How do you talk openly about class in the workplace?
In all likelihood, there’s an important conversation about the importance of diversity and inclusion going on at every level in your workforce and across your industry, too. But with many workplaces openly discussing the experiences of different groups in the modern workforce, there’s a strong chance that class and socioeconomic background (SEB) isn’t on your agenda, yet…
But it should be. Whether they’re looking to get hired, network or secure a promotion, low SEB employees can find that established policies and cultural norms favour their more privileged peers. As a result they may either find themselves struggling to match the progress of their colleagues or hiding their background in order to do so.
No one should have to hide their background to get ahead. An environment where employees can talk openly about class and SEB is a more inclusive workplace – one where low SEB colleagues feel able to bring their whole selves to work, where high SEB colleagues can better understand what it means to be an ally, and where myths and stereotypes can be challenged openly. Done right, it should help to debias your processes and improve employee retention.
SMC Employers Masterclass: How to talk About Class in the workplace
27 April, 1-2pm
Our next masterclass will explore what a healthy, inclusive conversation about class and socioeconomic background looks like, and how you can help everyone in your workplace to get involved.

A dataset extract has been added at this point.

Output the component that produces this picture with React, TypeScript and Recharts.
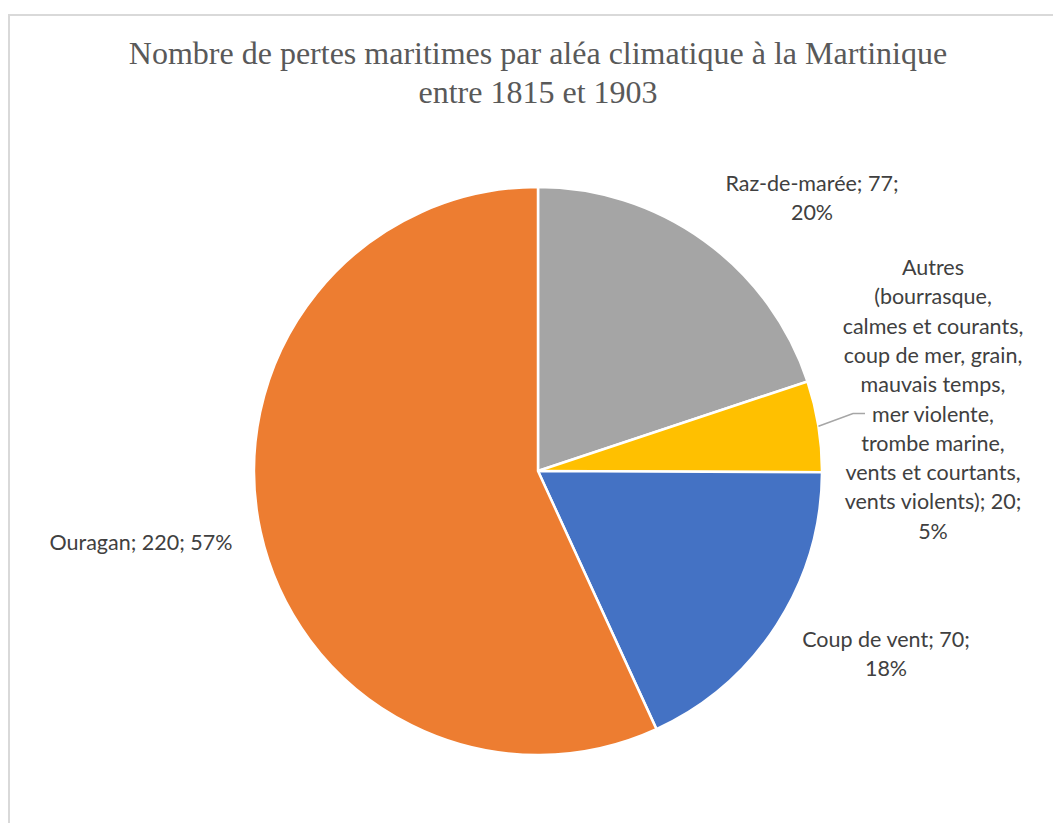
import React from 'react';
import { PieChart, Pie, Cell } from 'recharts';

const categories = ['Raz-de-marée', 'Autres', 'Coup de vent', 'Ouragan'];
const counts = [77, 20, 70, 220];
const colors = ['#A5A5A5', '#FFC000', '#4472C4', '#ED7D31'];

const labelLines: string[][] = [
  ['Raz-de-marée; 77;', '20%'],
  [
    'Autres',
    '(bourrasque,',
    'calmes et courants,',
    'coup de mer, grain,',
    'mauvais temps,',
    'mer violente,',
    'trombe marine,',
    'vents et courtants,',
    'vents violents); 20;',
    '5%',
  ],
  ['Coup de vent; 70;', '18%'],
  ['Ouragan; 220; 57%'],
];

// label anchor offsets from the pie centre (x centre, first baseline)
const labelOffsets = [
  [274, -280],
  [395, -196],
  [348, 176],
  [-397, 79],
];

const LINE_H = 29.3;
const PIE_CX = 538;
const PIE_CY = 471;
const RADIUS = 284;

const data = categories.map((name, i) => ({ name, value: counts[i] }));

const renderLabel = (props: any) => {
  const { cx, cy, index } = props;
  const [dx, dy] = labelOffsets[index];
  return (
    <text
      key={`lbl-${index}`}
      x={cx + dx}
      y={cy + dy}
      textAnchor="middle"
      fill="#404040"
      style={{ fontFamily: 'Lato, "Open Sans", sans-serif', fontSize: 21.5 }}
    >
      {labelLines[index].map((line, j) => (
        <tspan key={j} x={cx + dx} y={cy + dy + j * LINE_H}>
          {line}
        </tspan>
      ))}
    </text>
  );
};

const renderLabelLine = (props: any) => {
  const { cx, cy, midAngle, outerRadius, index } = props;
  if (index !== 1) return <g key={`ll-${index}`} />;
  const rad = (Math.PI / 180) * midAngle;
  const sx = cx + outerRadius * Math.cos(rad);
  const sy = cy - outerRadius * Math.sin(rad);
  const bx = cx + labelOffsets[1][0] - 80;
  const by = cy + labelOffsets[1][1] + 5 * LINE_H - 8;
  return (
    <polyline
      key={`ll-${index}`}
      points={`${sx},${sy} ${bx},${by} ${bx + 12},${by}`}
      fill="none"
      stroke="#A6A6A6"
      strokeWidth={1.5}
    />
  );
};

export default function App() {
  return (
    <div
      style={{
        position: 'absolute',
        left: 0,
        top: 0,
        width: 1053,
        height: 823,
        overflow: 'hidden',
        background: '#fff',
      }}
    >
      <div
        style={{
          position: 'absolute',
          left: 8,
          top: 14,
          width: 1100,
          height: 900,
          borderTop: '2px solid #D9D9D9',
          borderLeft: '2px solid #D9D9D9',
        }}
      />
      <div
        style={{
          position: 'absolute',
          left: 0,
          top: 34,
          width: 1076,
          textAlign: 'center',
          fontFamily: '"Liberation Serif", "Times New Roman", serif',
          fontSize: 32,
          lineHeight: '39px',
          color: '#595959',
        }}
      >
        Nombre de pertes maritimes par aléa climatique à la Martinique
        <br />
        entre 1815 et 1903
      </div>
      <div style={{ position: 'absolute', left: 0, top: 0 }}>
        <PieChart width={1053} height={823} margin={{ top: 0, right: 0, bottom: 0, left: 0 }}>
          <Pie
            data={data}
            dataKey="value"
            nameKey="name"
            cx={PIE_CX}
            cy={PIE_CY}
            outerRadius={RADIUS}
            startAngle={90}
            endAngle={-270}
            stroke="#FFFFFF"
            strokeWidth={2.5}
            label={renderLabel}
            labelLine={renderLabelLine}
            isAnimationActive={false}
          >
            {data.map((d, i) => (
              <Cell key={d.name} fill={colors[i]} />
            ))}
          </Pie>
        </PieChart>
      </div>
    </div>
  );
}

For this event, we’ve invited James HIllhouse, Co-founder, Commercial Break and Tim Smith, Partner, Bryan Cave Leighton Paisner LLP (BCLP), to share success stories of starting conversations about class in the workplace, based on their own experiences.
HR and D&I superstars can’t drive this conversation alone. That’s why it’s important to take advantage of every channel available to you – from leadership and internal communications through to employee advocacy, focus groups and networks. In this masterclass, we’ll aim to support your efforts by exploring approaches to:
- Building the narrative: Having a clear vision for what you want to talk about, how you intend to communicate and why this matters to the business
- Getting leadership buy-in: getting leaders on board is crucial and can help show that the conversation is important to the future of the business
- Starting the conversation: from the initial internal comms to the early discussion groups, starting the conversation in an inclusive and sensitive way is important, as is finding opportunities to engage your employees in the conversation
- Involving allies: allyship is important – whether or not you’re in a leadership role, the most effective way to support working class colleagues is by getting involved and by being willing to listen and learn
About the speakers
Tim is a partner at Bryan Cave Leighton Paisner LLP (BCLP). BCLP is a global law firm with 1,400 lawyers across 31 offices in Europe, Asia, the Middle East and North America. Tim was firmwide Graduate Recruitment partner for 6 years and now co-heads the firm’s Social Inclusivity & Ethnicity group. He is a Trustee of both The Bridge Group and the Aspiring Solicitors Foundation and having chaired the Advisory Board to PRIME, he was appointed as a full Board member earlier this year.
James is the co-founder of Commercial Break, an organisation focused on increasing working class representation in the creative and marketing industries. Commercial Break works with companies to ensure they’re properly set up for working class talent to thrive in them, and young working class creatives to help them access the careers their talent deserves.